Julie Gatenby, University of York

Sociale normen beïnvloeden of kinderen graag delen met anderen. Het maakt daarbij niet uit in wat voor samenleving de kinderen opgroeien, tonen psychologen aan. Ze worden allemaal rond hun achtste gevoelig voor informatie over hoe ze zich horen te gedragen.

Sociale normen beïnvloeden de keuze van kinderen om te delen vanaf hun achtste jaar.

Flickr.com, Enoch Lai via CC BY-NC-ND 2.0

Jonge kinderen zijn vaak egoïstisch: ze willen alles voor zichzelf houden en liever niet delen. Pas als ze ouder worden begint dat te veranderen. Gelukkig maar, want om geaccepteerd te worden in de maatschappij moeten kinderen leren om dingen op de ‘juiste’ manier te doen.

Kinderen zijn ongeveer acht jaar oud als hun keuze om te delen beïnvloed begint te worden door informatie over wat ‘goed’ en ‘fout’ is, blijkt uit een studie van psycholoog Joan Silk van de Arizona State University en internationale collega’s. Delen is een vorm van prosociaal gedrag, bedoeld om iemand anders te helpen zonder dat het direct voordeel oplevert voor jezelf. De sociale normen rond delen zijn uniek per samenleving, maar je ziet in elke maatschappij terug dat kinderen zich rond hun achtste beginnen te gedragen naar die norm, schrijven de onderzoekers in Nature Human Behavior.

Beloning verdelen

In een experimentele taak lieten de onderzoekers volwassenen en kinderen van verschillende leeftijden kiezen hoe ze een beloning – twee glanzende steentjes – wilden verdelen: beide zelf houden, of er zelf één houden en de ander weggeven aan een onbekende.
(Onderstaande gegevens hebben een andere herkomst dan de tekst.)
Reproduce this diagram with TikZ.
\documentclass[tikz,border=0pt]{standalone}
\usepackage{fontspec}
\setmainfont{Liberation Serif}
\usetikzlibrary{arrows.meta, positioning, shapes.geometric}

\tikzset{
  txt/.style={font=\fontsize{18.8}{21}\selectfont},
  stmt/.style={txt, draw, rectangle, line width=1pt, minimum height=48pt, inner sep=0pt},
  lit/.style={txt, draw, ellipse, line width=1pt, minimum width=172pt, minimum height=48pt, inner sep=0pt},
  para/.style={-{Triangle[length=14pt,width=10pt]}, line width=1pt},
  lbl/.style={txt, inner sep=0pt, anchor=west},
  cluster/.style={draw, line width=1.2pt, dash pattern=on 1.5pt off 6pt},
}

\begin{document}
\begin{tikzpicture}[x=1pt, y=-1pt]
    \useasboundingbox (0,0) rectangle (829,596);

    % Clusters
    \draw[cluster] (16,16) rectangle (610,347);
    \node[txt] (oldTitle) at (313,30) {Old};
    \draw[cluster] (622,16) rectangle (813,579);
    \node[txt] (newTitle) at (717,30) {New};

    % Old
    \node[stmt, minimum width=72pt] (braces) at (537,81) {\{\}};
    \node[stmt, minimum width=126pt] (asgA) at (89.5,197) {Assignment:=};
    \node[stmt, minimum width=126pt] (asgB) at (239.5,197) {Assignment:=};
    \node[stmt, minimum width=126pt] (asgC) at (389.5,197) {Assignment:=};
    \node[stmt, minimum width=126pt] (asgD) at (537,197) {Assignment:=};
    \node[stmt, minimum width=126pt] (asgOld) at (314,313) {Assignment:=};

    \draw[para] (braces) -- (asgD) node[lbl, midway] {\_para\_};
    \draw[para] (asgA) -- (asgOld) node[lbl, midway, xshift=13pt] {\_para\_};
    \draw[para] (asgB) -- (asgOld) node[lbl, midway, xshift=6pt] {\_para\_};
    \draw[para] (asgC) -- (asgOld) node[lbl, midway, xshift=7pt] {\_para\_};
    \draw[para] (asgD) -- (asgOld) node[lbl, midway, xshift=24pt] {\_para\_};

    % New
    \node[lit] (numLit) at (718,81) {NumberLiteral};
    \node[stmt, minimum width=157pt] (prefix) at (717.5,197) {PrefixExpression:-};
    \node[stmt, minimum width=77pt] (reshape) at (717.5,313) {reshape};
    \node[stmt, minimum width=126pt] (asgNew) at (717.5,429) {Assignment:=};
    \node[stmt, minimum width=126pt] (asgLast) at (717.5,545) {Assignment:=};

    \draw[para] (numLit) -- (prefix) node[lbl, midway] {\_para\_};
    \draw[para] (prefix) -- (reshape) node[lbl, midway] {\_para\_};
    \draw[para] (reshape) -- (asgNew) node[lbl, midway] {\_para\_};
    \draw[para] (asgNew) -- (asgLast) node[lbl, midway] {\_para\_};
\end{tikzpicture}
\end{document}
Voor kinderen hun keuze maakten in het spel kregen ze een video te zien, waarin een volwassene vertelde dat delen ‘goed’ was en alles zelf houden ‘slecht’ of andersom.
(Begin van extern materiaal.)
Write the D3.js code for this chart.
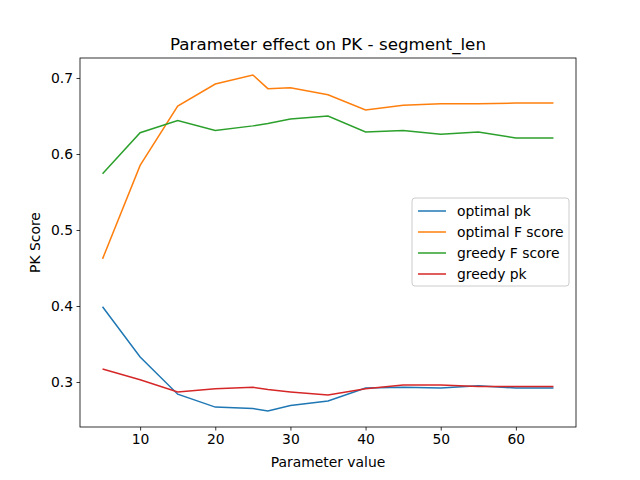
<!DOCTYPE html><html><head><meta charset="utf-8"><script src="https://cdn.jsdelivr.net/npm/d3@7"></script>
<style>body{margin:0;background:#fff}text{font-family:"DejaVu Sans",sans-serif;fill:#000}</style></head><body>
<svg id="c" width="640" height="480"></svg>
<script>
const xs=[5,10,15,20,25,27,30,35,40,45,50,55,60,65];
const optimalPk=[0.399,0.333,0.284,0.267,0.265,0.262,0.269,0.275,0.292,0.293,0.292,0.295,0.292,0.292];
const optimalF=[0.462,0.585,0.663,0.692,0.704,0.686,0.687,0.678,0.658,0.664,0.666,0.666,0.667,0.667];
const greedyF=[0.574,0.628,0.644,0.631,0.637,0.640,0.646,0.650,0.629,0.631,0.626,0.629,0.621,0.621];
const greedyPk=[0.317,0.303,0.287,0.291,0.293,0.290,0.287,0.283,0.291,0.296,0.296,0.294,0.294,0.294];
const names=["optimal pk","optimal F score","greedy F score","greedy pk"];
const colors=["#1f77b4","#ff7f0e","#2ca02c","#d62728"];
const xTicks=[10,20,30,40,50,60], yTicks=[0.3,0.4,0.5,0.6,0.7];
const series=[optimalPk,optimalF,greedyF,greedyPk];
const L=80,R=576,T=58,B=427;
const svg=d3.select("#c");
const x=d3.scaleLinear().domain([2,68]).range([L,R]);
const y=d3.scaleLinear().domain([0.2408,0.7263]).range([B,T]);
const line=d3.line().x((d,i)=>x(xs[i])).y(d=>y(d));
series.forEach((s,k)=>svg.append("path").attr("d",line(s)).attr("fill","none").attr("stroke",colors[k]).attr("stroke-width",1.5));
const ax=svg.append("g").attr("transform",`translate(0,${B})`).call(d3.axisBottom(x).tickValues(xTicks).tickSize(3.5).tickPadding(3.5));
const ay=svg.append("g").attr("transform",`translate(${L},0)`).call(d3.axisLeft(y).tickValues(yTicks).tickFormat(d3.format(".1f")).tickSize(3.5).tickPadding(3.5));
[ax,ay].forEach(a=>{a.select(".domain").remove();a.selectAll("text").style("font-size","13.9px").style("font-family","DejaVu Sans");a.selectAll("line").attr("stroke","#000").attr("stroke-width",0.8);});
svg.append("rect").attr("x",L).attr("y",T).attr("width",R-L).attr("height",B-T).attr("fill","none").attr("stroke","#000").attr("stroke-width",0.8);
svg.append("text").attr("x",(L+R)/2).attr("y",50).attr("text-anchor","middle").style("font-size","16.7px").text("Parameter effect on PK - segment_len");
svg.append("text").attr("x",(L+R)/2).attr("y",467).attr("text-anchor","middle").style("font-size","13.9px").text("Parameter value");
svg.append("text").attr("transform",`translate(40,${(T+B)/2}) rotate(-90)`).attr("text-anchor","middle").style("font-size","13.9px").text("PK Score");
const lg=svg.append("g");
lg.append("rect").attr("x",412).attr("y",198).attr("width",157).attr("height",88).attr("rx",3).attr("fill","#fff").attr("fill-opacity",0.8).attr("stroke","#ccc");
names.forEach((n,i)=>{const yy=211+i*21;
lg.append("line").attr("x1",418).attr("x2",446).attr("y1",yy).attr("y2",yy).attr("stroke",colors[i]).attr("stroke-width",1.5);
lg.append("text").attr("x",457).attr("y",yy+5).style("font-size","13.9px").text(n);});
</script></body></html>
De honderden proefpersonen uit deze studie kwamen uit acht heel verschillende samenlevingen. Het ging om gemeenschappen in stedelijke gebieden in Duitsland, de VS, Argentinië en India, en landelijke gemeenschappen in Ecuador, Vanuatu (een eilandengroep ten westen van Fiji in Oceanië), Argentinië en zelfs jager-verzamelaars in Tanzania.
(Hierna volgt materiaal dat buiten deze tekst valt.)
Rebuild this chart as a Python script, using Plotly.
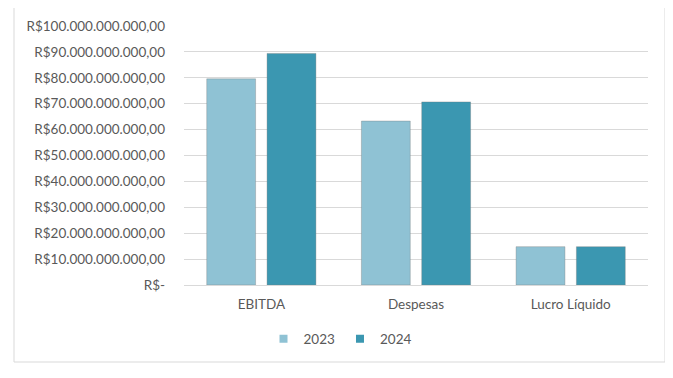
import plotly.graph_objects as go

categories = ["EBITDA", "Despesas", "Lucro Líquido"]
series_names = ["2023", "2024"]
values_2023 = [79.6e9, 63.3e9, 14.8e9]
values_2024 = [89.4e9, 70.7e9, 14.8e9]
tick_values = [i * 10e9 for i in range(11)]
tick_labels = ["R$-"] + ["R$%d.000.000.000,00" % (i * 10) for i in range(1, 11)]

colors = ["#8fc2d4", "#3b97b1"]
font_family = "Lato, 'Open Sans', sans-serif"

fig = go.Figure()
for name, vals, col in zip(series_names, [values_2023, values_2024], colors):
    fig.add_trace(go.Bar(
        x=categories, y=vals, name=name, showlegend=False,
        marker=dict(color=col, line=dict(color="rgba(120,120,120,0.35)", width=1)),
    ))
# legend entries with small square symbols
for name, col in zip(series_names, colors):
    fig.add_trace(go.Scatter(
        x=[None], y=[None], name=name, mode="markers",
        marker=dict(symbol="square", size=8, color=col),
    ))

# the page body has an 8px margin; work in page pixels and offset
OFF = 8
W, H = 673 - OFF, 378 - OFF
L, R, T, B = 184 - OFF, 673 - 648, 26 - OFF, 378 - 285
pw, ph = W - L - R, H - T - B

def px_to_paper_x(x):
    return (x - OFF - L) / pw

def py_to_paper_y(y):
    return (H - B - (y - OFF)) / ph

fig.update_layout(
    width=W, height=H,
    margin=dict(l=L, r=R, t=T, b=B, autoexpand=False),
    paper_bgcolor="white", plot_bgcolor="white",
    barmode="group", bargap=0.22, bargroupgap=0.19,
    font=dict(family=font_family, size=13.5, color="#595959"),
    showlegend=True,
    legend=dict(orientation="h", x=px_to_paper_x(340), xanchor="center",
                y=py_to_paper_y(339), yanchor="middle",
                font=dict(size=13.5, color="#595959"),
                itemwidth=30, traceorder="normal"),
    xaxis=dict(showgrid=False, showline=True, linecolor="#d9d9d9", linewidth=1,
               ticks="", ticklabelstandoff=7,
               tickfont=dict(size=13.5, color="#595959")),
    yaxis=dict(range=[0, 100e9], tickvals=tick_values, ticktext=tick_labels,
               showgrid=True, gridcolor="#d9d9d9", gridwidth=1,
               zeroline=False, showline=False, ticks="",
               ticklabelstandoff=18,
               tickfont=dict(size=13.5, color="#595959")),
    shapes=[dict(type="rect", xref="paper", yref="paper",
                 x0=px_to_paper_x(14), x1=px_to_paper_x(665),
                 y0=py_to_paper_y(362), y1=py_to_paper_y(7),
                 line=dict(color="#d9d9d9", width=1), layer="below")],
)

fig.write_html("out.html")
Gevoelig voor wat ‘goed’ is

De kans dat volwassenen de beloning deelden ten koste van zichzelf verschilde per samenleving, berekenden de onderzoekers. Zo delen Amerikanen in iets meer dan de helft van de gevallen, terwijl de kans dat jager-verzamelaars in Tanzania een deel van de beloning weggeven twintig procent is. “Er is een hoop variatie tussen culturen in dit spel en in andere spellen die onbaatzuchtige voorkeuren testen, dat is eerder vastgesteld”, zegt Silk.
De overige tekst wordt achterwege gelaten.